There are so many things that we can learn from this text. We should learn from the leper and centurion about how they trusted in the Lord above all things. The leper trusted His good will and the centurion Jesus’ good Word. Notice the leper’s prayer. “Lord, if You will, You can make me clean.” There’s two things in there. First, the leper believed that Jesus is able to heal his leprosy, because He is the Lord. Second, the leper trusted in the Lord’s will. If it was Jesus’ will to heal him, He would; if not, do you think that leper then would’ve stopped believing? I don’t think so. He would’ve just known that the Lord’s healing would come later.

The centurion also believed in Jesus’ power to heal and save. But, when Jesus offered to come to his house, he recognized his unworthiness for such a visit. In one of our communion hymns we sing these words, “I do not merit favor, Lord, my weight of sin would break me; in all my guilty heart’s discord, O Lord, do not forsake me. In my distress this comforts me that You receive me graciously, O Christ, my Lord of mercy.” This was the centurion’s confession as well. Because of our sin, we are unworthy and do not deserve anything from God. Yet, the centurion trusted in Christ’s Word. He was not worthy, but if Christ only spoke the Word, his servant would be healed. And so, he was.

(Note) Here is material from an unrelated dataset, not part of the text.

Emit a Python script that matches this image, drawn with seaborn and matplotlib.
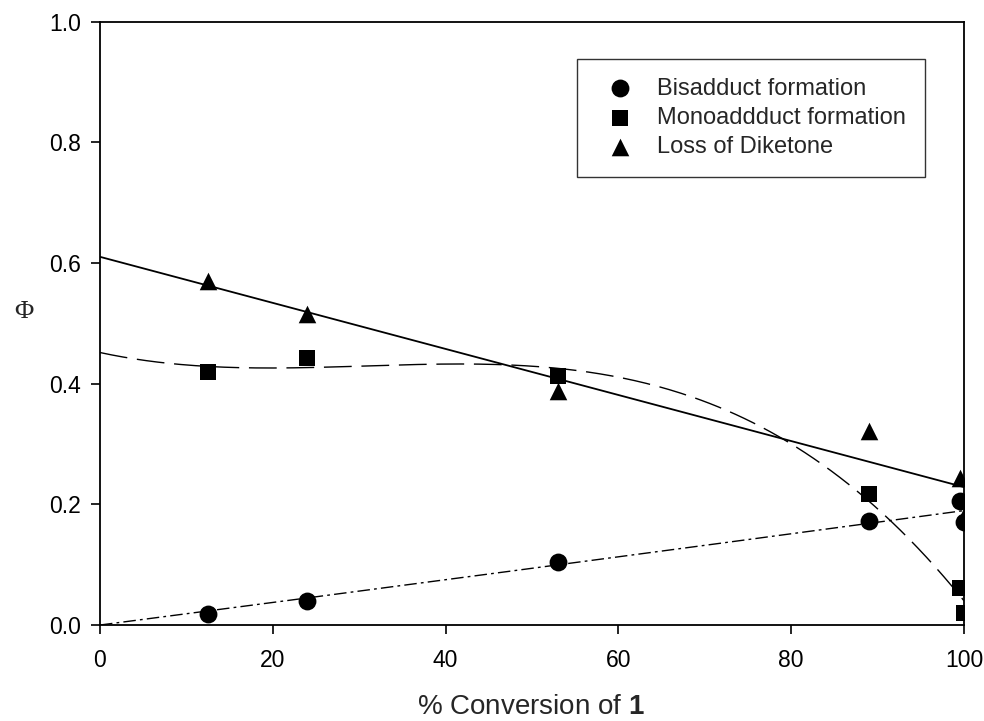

Like the leper and the centurion, we come before God with nothing. There is nothing in us but shame and degradation, for we bear in ourselves the spiritual leprosy of sin. It spreads through all our members, and we have used them as instruments of iniquity and not for the glory of God. We, like the centurion, were born as children of wrath and unbelievers in God’s promises. But, as Christ did to the leper and centurion, He has done to us. He has stretched forth to us His hand and Word. He did not recoil from the depths of our sin and shame but took on our flesh, all the same. He took our sins, which break us, upon Himself. He made payment in blood so that we might be made right with God.

According to His good will He has sent unto us also His saving Word. Through His Word the Holy Spirit has called us to faith in Christ so that we might receive – by faith – the good things He earned: forgiveness of our sins and eternal life. In His same good will, Christ also extends to us His hand in the form of His Holy Supper. In the Lord’s Supper, the same flesh which was crucified and which rose for us is given to us in the sacramental union of His body and blood with the bread and wine. He gives these things so that we receive, often, the forgiveness of our sins and the strengthening of our faith.

In the Epiphany season, again, we confess that Jesus the true man is also the true God. As He stretched out His hand to heal the leper and spoke His Word on behalf of the centurion’s servant, so He gives us His hand and Word for the forgiveness of our sins. May God the Holy Spirit grant us also a faith like the leper and centurion, that we likewise trust in His good will and Word.